■ TASK OBJECTIVE
The data below holds a line containing "Generate a Python" and a line containing "import plotly.graph_objects as go"; please quote exactly those two lines and every line between them, and nothing else.

## begin

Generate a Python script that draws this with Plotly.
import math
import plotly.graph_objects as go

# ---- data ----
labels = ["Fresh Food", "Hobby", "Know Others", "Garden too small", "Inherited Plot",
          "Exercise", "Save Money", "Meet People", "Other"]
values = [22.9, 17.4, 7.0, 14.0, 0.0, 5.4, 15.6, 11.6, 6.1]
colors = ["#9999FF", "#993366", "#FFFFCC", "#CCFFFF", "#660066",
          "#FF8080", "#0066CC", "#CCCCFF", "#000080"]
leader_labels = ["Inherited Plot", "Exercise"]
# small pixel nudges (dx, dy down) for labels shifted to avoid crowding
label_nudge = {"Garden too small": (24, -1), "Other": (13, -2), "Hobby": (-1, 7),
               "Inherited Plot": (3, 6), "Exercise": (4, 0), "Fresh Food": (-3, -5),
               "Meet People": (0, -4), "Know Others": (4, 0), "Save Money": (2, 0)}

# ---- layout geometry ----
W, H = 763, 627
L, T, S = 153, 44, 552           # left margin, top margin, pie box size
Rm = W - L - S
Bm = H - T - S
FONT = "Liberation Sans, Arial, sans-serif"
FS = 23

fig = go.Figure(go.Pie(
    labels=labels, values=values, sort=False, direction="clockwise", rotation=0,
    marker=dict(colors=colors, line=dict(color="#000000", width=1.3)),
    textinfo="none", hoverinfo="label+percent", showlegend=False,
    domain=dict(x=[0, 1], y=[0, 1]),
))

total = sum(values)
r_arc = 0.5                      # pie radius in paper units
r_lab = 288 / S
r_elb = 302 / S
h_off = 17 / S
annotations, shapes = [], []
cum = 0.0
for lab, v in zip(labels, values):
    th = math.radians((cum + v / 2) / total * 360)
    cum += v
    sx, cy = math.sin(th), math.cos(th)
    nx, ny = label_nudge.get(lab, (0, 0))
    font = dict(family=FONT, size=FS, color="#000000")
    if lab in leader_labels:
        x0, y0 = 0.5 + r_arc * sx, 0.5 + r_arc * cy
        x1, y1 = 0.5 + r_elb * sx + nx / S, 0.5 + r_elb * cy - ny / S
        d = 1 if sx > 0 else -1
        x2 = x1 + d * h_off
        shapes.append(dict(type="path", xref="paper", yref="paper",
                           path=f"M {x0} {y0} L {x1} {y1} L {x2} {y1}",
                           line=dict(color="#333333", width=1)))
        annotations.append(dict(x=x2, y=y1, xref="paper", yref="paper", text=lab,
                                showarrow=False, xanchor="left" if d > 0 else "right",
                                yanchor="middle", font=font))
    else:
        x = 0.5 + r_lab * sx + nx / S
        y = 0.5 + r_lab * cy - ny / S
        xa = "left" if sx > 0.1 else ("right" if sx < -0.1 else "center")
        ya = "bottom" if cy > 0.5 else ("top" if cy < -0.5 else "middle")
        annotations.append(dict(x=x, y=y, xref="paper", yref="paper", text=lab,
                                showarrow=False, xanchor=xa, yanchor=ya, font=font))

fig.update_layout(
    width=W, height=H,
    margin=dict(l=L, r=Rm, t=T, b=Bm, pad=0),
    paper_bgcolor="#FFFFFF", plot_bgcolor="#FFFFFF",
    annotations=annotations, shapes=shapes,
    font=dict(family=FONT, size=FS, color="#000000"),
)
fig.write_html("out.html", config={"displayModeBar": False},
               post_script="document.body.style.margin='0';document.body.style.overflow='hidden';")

## end
## begin

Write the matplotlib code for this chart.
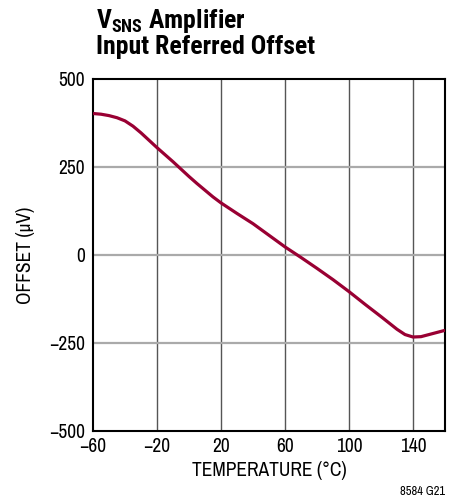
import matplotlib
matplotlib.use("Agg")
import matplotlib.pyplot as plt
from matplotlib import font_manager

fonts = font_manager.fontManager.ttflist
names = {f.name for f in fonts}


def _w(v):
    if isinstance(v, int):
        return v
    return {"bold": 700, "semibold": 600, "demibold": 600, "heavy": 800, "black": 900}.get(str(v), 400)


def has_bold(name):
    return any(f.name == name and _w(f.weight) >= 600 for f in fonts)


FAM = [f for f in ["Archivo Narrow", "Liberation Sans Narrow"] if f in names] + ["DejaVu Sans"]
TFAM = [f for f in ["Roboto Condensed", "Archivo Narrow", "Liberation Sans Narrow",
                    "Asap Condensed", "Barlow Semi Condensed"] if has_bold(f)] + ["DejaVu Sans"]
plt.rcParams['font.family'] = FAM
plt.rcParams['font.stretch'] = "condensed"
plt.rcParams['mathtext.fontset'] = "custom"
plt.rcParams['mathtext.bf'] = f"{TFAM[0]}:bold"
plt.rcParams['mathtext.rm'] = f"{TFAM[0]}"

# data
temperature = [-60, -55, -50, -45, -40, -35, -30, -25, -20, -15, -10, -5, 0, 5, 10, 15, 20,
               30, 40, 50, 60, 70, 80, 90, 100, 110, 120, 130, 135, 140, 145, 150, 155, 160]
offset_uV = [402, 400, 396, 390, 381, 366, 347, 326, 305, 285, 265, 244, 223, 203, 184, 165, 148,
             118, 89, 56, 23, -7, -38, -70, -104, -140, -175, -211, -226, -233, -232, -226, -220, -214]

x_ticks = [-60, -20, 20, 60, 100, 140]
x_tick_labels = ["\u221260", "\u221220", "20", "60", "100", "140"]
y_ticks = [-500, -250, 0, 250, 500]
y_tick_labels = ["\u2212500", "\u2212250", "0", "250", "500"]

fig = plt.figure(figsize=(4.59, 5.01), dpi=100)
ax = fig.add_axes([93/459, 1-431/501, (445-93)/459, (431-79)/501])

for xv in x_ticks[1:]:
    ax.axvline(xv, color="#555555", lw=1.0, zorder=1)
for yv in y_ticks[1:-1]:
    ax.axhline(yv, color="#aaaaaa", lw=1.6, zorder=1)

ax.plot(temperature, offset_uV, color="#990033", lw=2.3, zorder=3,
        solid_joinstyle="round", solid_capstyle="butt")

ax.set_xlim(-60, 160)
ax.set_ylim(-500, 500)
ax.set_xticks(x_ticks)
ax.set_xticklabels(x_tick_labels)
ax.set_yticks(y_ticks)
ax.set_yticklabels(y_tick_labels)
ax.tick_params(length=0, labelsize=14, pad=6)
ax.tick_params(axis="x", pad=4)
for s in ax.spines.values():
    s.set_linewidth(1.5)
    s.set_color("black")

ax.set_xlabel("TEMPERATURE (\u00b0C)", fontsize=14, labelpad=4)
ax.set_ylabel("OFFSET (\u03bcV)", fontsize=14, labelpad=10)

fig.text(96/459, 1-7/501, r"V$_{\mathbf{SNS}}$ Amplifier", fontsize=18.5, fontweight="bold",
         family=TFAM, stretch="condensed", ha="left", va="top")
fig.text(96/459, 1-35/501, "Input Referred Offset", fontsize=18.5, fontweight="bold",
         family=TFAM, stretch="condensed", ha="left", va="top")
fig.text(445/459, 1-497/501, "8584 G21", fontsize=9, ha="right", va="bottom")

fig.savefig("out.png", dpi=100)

## end

■ THE OUTPUT
Generate a Python script that draws this with Plotly.
import math
import plotly.graph_objects as go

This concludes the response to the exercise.